- _PROVIDED MATERIAL_
###

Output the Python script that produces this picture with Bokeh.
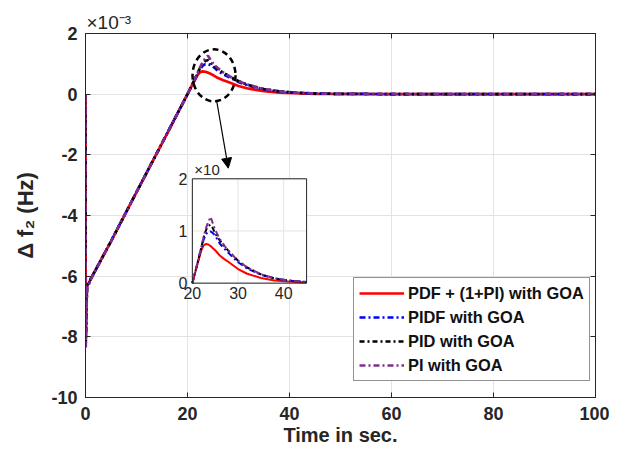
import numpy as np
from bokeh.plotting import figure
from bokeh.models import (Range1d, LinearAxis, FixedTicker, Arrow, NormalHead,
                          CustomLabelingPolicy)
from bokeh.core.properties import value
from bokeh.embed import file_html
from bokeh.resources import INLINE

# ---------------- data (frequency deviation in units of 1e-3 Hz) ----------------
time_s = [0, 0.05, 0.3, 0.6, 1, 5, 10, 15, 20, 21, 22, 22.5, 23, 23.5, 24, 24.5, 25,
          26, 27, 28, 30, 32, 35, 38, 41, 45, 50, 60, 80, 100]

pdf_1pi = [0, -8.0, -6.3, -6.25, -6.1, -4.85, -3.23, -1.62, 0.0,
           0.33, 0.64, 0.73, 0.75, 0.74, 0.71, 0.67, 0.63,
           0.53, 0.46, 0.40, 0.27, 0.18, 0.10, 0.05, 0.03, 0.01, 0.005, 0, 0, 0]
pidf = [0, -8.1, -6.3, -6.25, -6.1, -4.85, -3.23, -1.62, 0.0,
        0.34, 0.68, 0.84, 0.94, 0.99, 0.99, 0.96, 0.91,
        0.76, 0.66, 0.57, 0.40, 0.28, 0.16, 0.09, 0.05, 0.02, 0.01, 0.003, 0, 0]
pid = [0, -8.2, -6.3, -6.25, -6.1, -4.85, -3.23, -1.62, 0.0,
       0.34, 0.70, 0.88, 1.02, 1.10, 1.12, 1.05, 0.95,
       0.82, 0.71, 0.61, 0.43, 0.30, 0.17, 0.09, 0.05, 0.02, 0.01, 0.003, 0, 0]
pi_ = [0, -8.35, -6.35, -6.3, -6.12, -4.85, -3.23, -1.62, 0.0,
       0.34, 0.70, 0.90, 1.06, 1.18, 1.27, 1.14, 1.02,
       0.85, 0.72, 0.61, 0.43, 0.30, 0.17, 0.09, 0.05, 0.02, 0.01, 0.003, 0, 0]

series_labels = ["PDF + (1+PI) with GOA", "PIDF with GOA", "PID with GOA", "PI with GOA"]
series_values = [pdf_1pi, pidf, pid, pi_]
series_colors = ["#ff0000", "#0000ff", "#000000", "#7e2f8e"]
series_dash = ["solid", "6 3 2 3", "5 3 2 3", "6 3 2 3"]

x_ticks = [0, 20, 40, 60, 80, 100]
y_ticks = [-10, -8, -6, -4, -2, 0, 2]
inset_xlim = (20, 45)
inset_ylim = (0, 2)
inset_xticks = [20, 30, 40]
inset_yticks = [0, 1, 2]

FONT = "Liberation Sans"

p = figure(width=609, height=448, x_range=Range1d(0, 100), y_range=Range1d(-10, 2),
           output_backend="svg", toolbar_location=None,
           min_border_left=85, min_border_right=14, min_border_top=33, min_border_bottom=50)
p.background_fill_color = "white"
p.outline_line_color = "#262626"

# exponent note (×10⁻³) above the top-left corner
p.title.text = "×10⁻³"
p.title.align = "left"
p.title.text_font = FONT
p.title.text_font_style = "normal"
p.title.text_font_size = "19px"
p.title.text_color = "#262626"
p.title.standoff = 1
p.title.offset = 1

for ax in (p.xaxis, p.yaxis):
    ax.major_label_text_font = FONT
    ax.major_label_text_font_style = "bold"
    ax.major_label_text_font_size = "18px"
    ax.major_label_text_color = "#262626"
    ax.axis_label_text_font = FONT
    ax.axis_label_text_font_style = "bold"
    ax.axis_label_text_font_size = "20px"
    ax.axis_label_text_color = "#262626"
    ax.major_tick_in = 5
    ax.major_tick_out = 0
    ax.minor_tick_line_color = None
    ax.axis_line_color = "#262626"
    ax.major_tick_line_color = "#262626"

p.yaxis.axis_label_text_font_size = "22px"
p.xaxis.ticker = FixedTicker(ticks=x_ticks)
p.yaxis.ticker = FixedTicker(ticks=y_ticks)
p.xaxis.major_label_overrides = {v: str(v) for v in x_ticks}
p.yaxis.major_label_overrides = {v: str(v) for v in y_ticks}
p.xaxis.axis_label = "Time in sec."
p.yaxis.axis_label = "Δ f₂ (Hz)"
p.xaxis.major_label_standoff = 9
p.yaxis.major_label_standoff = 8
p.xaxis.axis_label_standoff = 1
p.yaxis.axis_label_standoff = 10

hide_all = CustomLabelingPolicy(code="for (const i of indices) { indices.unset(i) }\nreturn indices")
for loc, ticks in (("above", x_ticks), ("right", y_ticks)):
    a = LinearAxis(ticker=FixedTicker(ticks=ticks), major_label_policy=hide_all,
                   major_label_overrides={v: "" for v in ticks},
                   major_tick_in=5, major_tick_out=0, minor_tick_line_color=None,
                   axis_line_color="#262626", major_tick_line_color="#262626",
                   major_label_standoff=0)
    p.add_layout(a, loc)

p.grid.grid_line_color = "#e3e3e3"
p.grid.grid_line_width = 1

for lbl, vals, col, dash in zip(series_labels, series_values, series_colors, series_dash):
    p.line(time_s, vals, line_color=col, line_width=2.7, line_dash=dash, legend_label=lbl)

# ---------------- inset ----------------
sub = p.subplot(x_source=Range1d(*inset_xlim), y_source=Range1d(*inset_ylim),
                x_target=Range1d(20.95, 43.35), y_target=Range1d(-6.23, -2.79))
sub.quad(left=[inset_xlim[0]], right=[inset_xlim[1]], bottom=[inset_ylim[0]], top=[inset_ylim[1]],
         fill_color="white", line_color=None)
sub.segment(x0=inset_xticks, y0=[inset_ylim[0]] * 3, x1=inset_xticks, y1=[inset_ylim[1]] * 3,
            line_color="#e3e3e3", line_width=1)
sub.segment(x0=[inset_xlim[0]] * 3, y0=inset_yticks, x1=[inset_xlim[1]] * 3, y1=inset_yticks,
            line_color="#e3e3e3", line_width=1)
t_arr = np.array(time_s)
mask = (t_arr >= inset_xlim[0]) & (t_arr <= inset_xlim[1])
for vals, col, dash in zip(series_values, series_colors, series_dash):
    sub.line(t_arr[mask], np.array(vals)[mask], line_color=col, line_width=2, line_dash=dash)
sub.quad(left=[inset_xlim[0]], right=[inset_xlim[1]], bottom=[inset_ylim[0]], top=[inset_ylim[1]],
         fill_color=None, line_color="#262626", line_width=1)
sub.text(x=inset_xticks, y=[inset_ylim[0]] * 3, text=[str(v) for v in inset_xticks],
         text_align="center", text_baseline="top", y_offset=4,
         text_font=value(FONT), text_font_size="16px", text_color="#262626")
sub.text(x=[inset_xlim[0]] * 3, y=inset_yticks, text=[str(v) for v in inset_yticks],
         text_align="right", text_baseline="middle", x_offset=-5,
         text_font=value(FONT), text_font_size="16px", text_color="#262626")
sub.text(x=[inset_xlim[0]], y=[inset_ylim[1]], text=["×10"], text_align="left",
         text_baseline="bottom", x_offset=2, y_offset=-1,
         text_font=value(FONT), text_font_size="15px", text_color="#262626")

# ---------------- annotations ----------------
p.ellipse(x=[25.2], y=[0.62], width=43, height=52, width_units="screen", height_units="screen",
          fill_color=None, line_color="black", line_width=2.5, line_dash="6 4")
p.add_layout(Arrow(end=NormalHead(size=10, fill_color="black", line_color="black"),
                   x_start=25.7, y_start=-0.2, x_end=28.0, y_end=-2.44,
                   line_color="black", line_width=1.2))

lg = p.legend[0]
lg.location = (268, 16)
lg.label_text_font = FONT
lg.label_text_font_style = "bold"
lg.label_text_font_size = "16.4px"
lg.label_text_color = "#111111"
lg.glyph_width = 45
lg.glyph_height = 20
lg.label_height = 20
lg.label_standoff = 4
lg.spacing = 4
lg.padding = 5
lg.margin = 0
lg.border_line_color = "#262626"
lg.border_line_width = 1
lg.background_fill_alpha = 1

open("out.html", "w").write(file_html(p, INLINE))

###

- _AIM_
Leave out the pictures. Transcribe only the lines above, from the first through the one that contains "from bokeh.resources import INLINE".

- _ANSWER TO THE TASK_
Output the Python script that produces this picture with Bokeh.
import numpy as np
from bokeh.plotting import figure
from bokeh.models import (Range1d, LinearAxis, FixedTicker, Arrow, NormalHead,
                          CustomLabelingPolicy)
from bokeh.core.properties import value
from bokeh.embed import file_html
from bokeh.resources import INLINE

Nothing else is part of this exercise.